Ainsi, la lévitation, ou si on veut la suspension, peut-elle être pensée comme la manifestation d'une transformation profonde de notre relation à l'espace concret, l'espace dans lequel nous vivons, que nous habitons, que nous parcourons, que nous représentons. Les différentes formes de lévitation sont les manifestations de l'activité par laquelle nous nous approprions cet espace en mutation, nous y re-dessinons la place de notre corps. Cela nous éloigne peut-être beaucoup de la lévitation telle qu'on pouvait la concevoir traditionnellement, directement indexée sur l'expérience mystique, l'extraordinaire ou l'illusion du spectacle. Il me semble pourtant que cet éloignement n'est pas une rupture totale, que ce qui apparaît dans un contexte entièrement nouveau et différent n'est pas sans porter la mémoire des élévations ou des enlèvements traditionnels.

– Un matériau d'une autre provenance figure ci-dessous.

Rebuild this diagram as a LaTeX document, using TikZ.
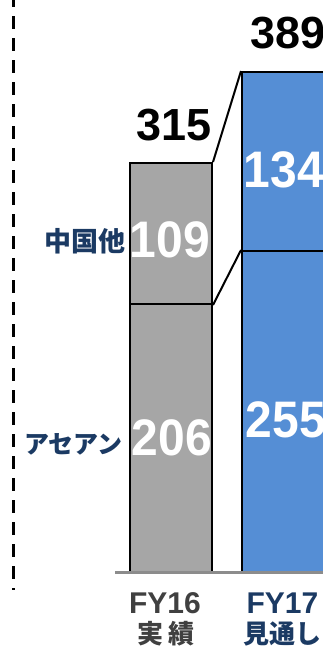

Il y a donc plusieurs dimensions qui participent de cette question. Certaines paraissent en quelque sorte anhistoriques et viennent sans doute s'enraciner dans la posture de l'homme, mammifère vertical inscrit dans un double espace visuel/frontal et auditif/englobant. La lévitation est une bulle temporelle, une poche de lenteur, si ce n'est d'immobilité, prise dans l'accélération du mouvement. Elle relève ainsi d'une temporalité particulière, dont le suspense donne justement une certaine idée, qui est un processus de ralentissement à l'intérieur même de la fuite en avant vers une fin annoncée. Partant, elle est hors du temps, en tout cas hors de l'histoire. D'autres participent d'un contexte culturel et technique et révèlent nos façons de voir et de penser telles qu'elles sont historiquement déterminées. Cette thématique du vol, de la chute, de la flottaison et de la suspension est ainsi de nature hétérogène et transversale, mais elle relève en même temps d'une sorte d'unité figurative. Tout le jeu est là, dans la multitude de ce qui vient faire écho dans la répétition d'une image.